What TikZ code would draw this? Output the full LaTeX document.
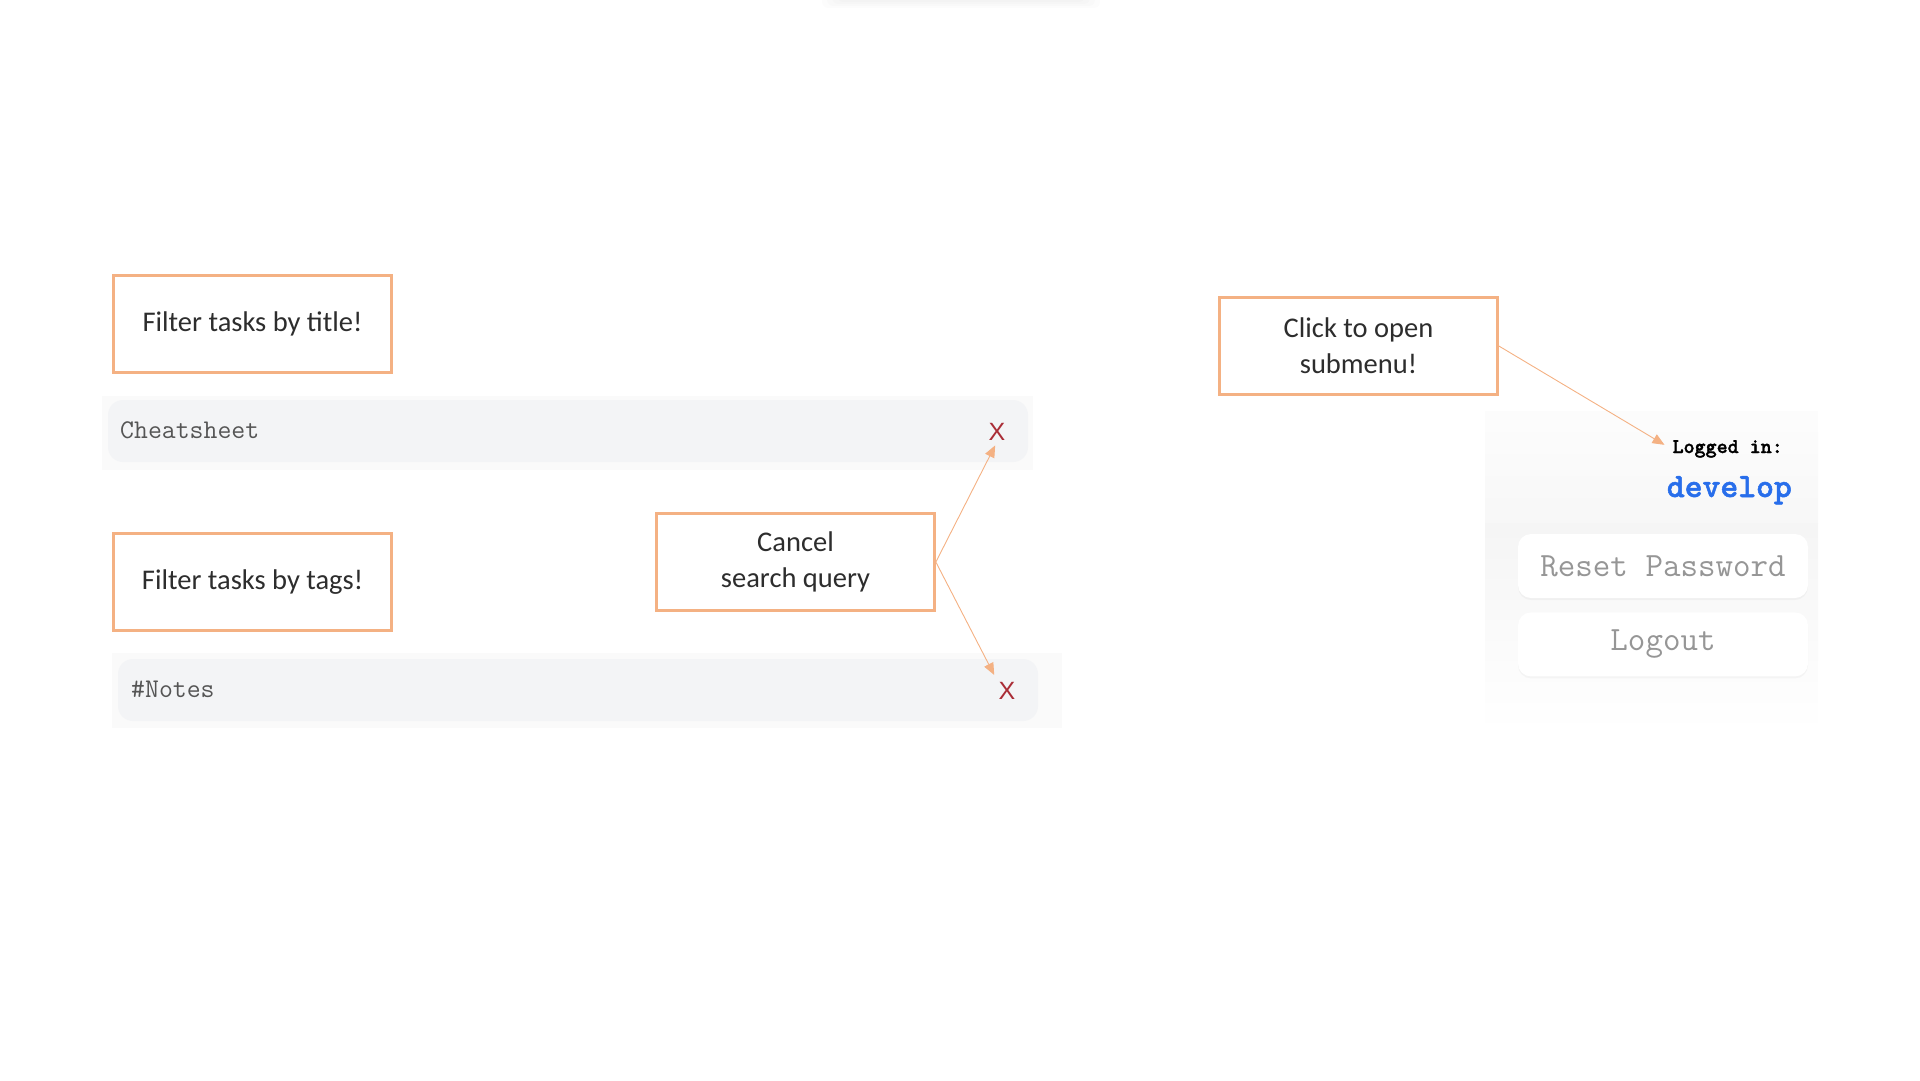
\documentclass[tikz,border=0pt]{standalone}
\usepackage{fontspec}
\setmainfont{Carlito}
\newfontfamily\xfont{Liberation Sans}
\newfontfamily\monobold{lmmonolt10-bold.otf}[FakeBold=1.5]
\usetikzlibrary{positioning, arrows.meta, shadows}
\definecolor{notecolor}{RGB}{244, 177, 131}
\definecolor{inkcolor}{RGB}{45, 45, 45}
\definecolor{barcolor}{RGB}{243, 244, 246}
\definecolor{shadecolor}{RGB}{250, 250, 250}
\definecolor{querycolor}{RGB}{85, 85, 85}
\definecolor{clearcolor}{RGB}{170, 45, 55}
\definecolor{usercolor}{RGB}{40, 110, 235}
\definecolor{btncolor}{RGB}{150, 150, 150}

\begin{document}
\begin{tikzpicture}[
    x=1pt, y=-1pt,
    notebox/.style={rectangle, draw=notecolor, line width=2.7pt, fill=white, minimum width=278pt, minimum height=97pt, align=center, text=inkcolor, font=\fontsize{28.5}{36}\selectfont},
    searchbar/.style={rectangle, rounded corners=15pt, fill=barcolor, minimum width=920pt, minimum height=62pt, inner sep=0pt},
    querytext/.style={anchor=base west, inner sep=1pt, text=querycolor, font=\ttfamily\fontsize{27}{30}\selectfont},
    clearmark/.style={inner sep=1pt, text=clearcolor, font=\xfont\fontsize{25}{25}\selectfont},
    menubtn/.style={rectangle, rounded corners=13pt, fill=white, minimum width=290pt, minimum height=64pt, inner sep=0pt, text=btncolor, font=\ttfamily\fontsize{34}{34}\selectfont, drop shadow={opacity=0.06, shadow xshift=0pt, shadow yshift=-2pt}},
    arrow/.style={-{Triangle[length=12pt, width=10pt]}, draw=notecolor, line width=0.9pt},
]
\useasboundingbox (0,0) rectangle (1920,1080);

% ============ top shadow ============
\foreach \k in {0,...,3}
    \fill[black, opacity=0.012, rounded corners=6pt] ({822+5*\k}, -20) rectangle ({1100-5*\k}, {8-2*\k});

% ============ search by title ============
\fill[shadecolor] (102,396) rectangle (1033,470);
\node[searchbar] (title_bar) at (568,431) {};
\node[querytext] (title_query) at (119,438) {Cheatsheet};
\node[clearmark] (title_clear) at (997,432) {X};
\node[notebox] (title_note) at (252.5,324) {Filter tasks by title!};

% ============ search by tags ============
\fill[shadecolor] (112,653) rectangle (1062,728);
\node[searchbar] (tags_bar) at (578,690) {};
\node[querytext] (tags_query) at (130,697) {\#Notes};
\node[clearmark] (tags_clear) at (1007,691) {X};
\node[notebox] (tags_note) at (252.5,582) {Filter tasks by tags!};

\node[notebox] (cancel_note) at (795.5,562) {Cancel\\search query};

% ============ user menu ============
\shade[top color=gray!2, bottom color=gray!6] (1485,411) rectangle (1818,523);
\shade[top color=gray!8, bottom color=white] (1485,523) rectangle (1818,733);
\node[anchor=base east, inner sep=1pt, font=\monobold\fontsize{21}{22}\selectfont] (login_label) at (1784,453) {Logged in:};
\node[anchor=base east, inner sep=1pt, text=usercolor, font=\monobold\fontsize{34}{34}\selectfont] (user_name) at (1793,497) {develop};
\node[menubtn] (reset_btn) at (1663,566) {Reset Password};
\node[menubtn, below=14pt of reset_btn] (logout_btn) {Logout};

\node[notebox] (click_note) at (1358.5,346) {Click to open\\submenu!};

% ============ arrows ============
\draw[arrow, shorten >=4pt] (cancel_note.east) -- (title_clear.south);
\draw[arrow, shorten >=7pt] (cancel_note.east) -- (tags_clear.north west);
\draw[arrow, shorten >=8pt] (click_note.east) -- (login_label.west);

\end{tikzpicture}
\end{document}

WORK TO BE COMPLETED
Quote the listing above in full, except for the pictures.

FINISHED EXERCISE
What TikZ code would draw this? Output the full LaTeX document.
\documentclass[tikz,border=0pt]{standalone}
\usepackage{fontspec}
\setmainfont{Carlito}
\newfontfamily\xfont{Liberation Sans}
\newfontfamily\monobold{lmmonolt10-bold.otf}[FakeBold=1.5]
\usetikzlibrary{positioning, arrows.meta, shadows}
\definecolor{notecolor}{RGB}{244, 177, 131}
\definecolor{inkcolor}{RGB}{45, 45, 45}
\definecolor{barcolor}{RGB}{243, 244, 246}
\definecolor{shadecolor}{RGB}{250, 250, 250}
\definecolor{querycolor}{RGB}{85, 85, 85}
\definecolor{clearcolor}{RGB}{170, 45, 55}
\definecolor{usercolor}{RGB}{40, 110, 235}
\definecolor{btncolor}{RGB}{150, 150, 150}

\begin{document}
\begin{tikzpicture}[
    x=1pt, y=-1pt,
    notebox/.style={rectangle, draw=notecolor, line width=2.7pt, fill=white, minimum width=278pt, minimum height=97pt, align=center, text=inkcolor, font=\fontsize{28.5}{36}\selectfont},
    searchbar/.style={rectangle, rounded corners=15pt, fill=barcolor, minimum width=920pt, minimum height=62pt, inner sep=0pt},
    querytext/.style={anchor=base west, inner sep=1pt, text=querycolor, font=\ttfamily\fontsize{27}{30}\selectfont},
    clearmark/.style={inner sep=1pt, text=clearcolor, font=\xfont\fontsize{25}{25}\selectfont},
    menubtn/.style={rectangle, rounded corners=13pt, fill=white, minimum width=290pt, minimum height=64pt, inner sep=0pt, text=btncolor, font=\ttfamily\fontsize{34}{34}\selectfont, drop shadow={opacity=0.06, shadow xshift=0pt, shadow yshift=-2pt}},
    arrow/.style={-{Triangle[length=12pt, width=10pt]}, draw=notecolor, line width=0.9pt},
]
\useasboundingbox (0,0) rectangle (1920,1080);

% ============ top shadow ============
\foreach \k in {0,...,3}
    \fill[black, opacity=0.012, rounded corners=6pt] ({822+5*\k}, -20) rectangle ({1100-5*\k}, {8-2*\k});

% ============ search by title ============
\fill[shadecolor] (102,396) rectangle (1033,470);
\node[searchbar] (title_bar) at (568,431) {};
\node[querytext] (title_query) at (119,438) {Cheatsheet};
\node[clearmark] (title_clear) at (997,432) {X};
\node[notebox] (title_note) at (252.5,324) {Filter tasks by title!};

% ============ search by tags ============
\fill[shadecolor] (112,653) rectangle (1062,728);
\node[searchbar] (tags_bar) at (578,690) {};
\node[querytext] (tags_query) at (130,697) {\#Notes};
\node[clearmark] (tags_clear) at (1007,691) {X};
\node[notebox] (tags_note) at (252.5,582) {Filter tasks by tags!};

\node[notebox] (cancel_note) at (795.5,562) {Cancel\\search query};

% ============ user menu ============
\shade[top color=gray!2, bottom color=gray!6] (1485,411) rectangle (1818,523);
\shade[top color=gray!8, bottom color=white] (1485,523) rectangle (1818,733);
\node[anchor=base east, inner sep=1pt, font=\monobold\fontsize{21}{22}\selectfont] (login_label) at (1784,453) {Logged in:};
\node[anchor=base east, inner sep=1pt, text=usercolor, font=\monobold\fontsize{34}{34}\selectfont] (user_name) at (1793,497) {develop};
\node[menubtn] (reset_btn) at (1663,566) {Reset Password};
\node[menubtn, below=14pt of reset_btn] (logout_btn) {Logout};

\node[notebox] (click_note) at (1358.5,346) {Click to open\\submenu!};

% ============ arrows ============
\draw[arrow, shorten >=4pt] (cancel_note.east) -- (title_clear.south);
\draw[arrow, shorten >=7pt] (cancel_note.east) -- (tags_clear.north west);
\draw[arrow, shorten >=8pt] (click_note.east) -- (login_label.west);

\end{tikzpicture}
\end{document}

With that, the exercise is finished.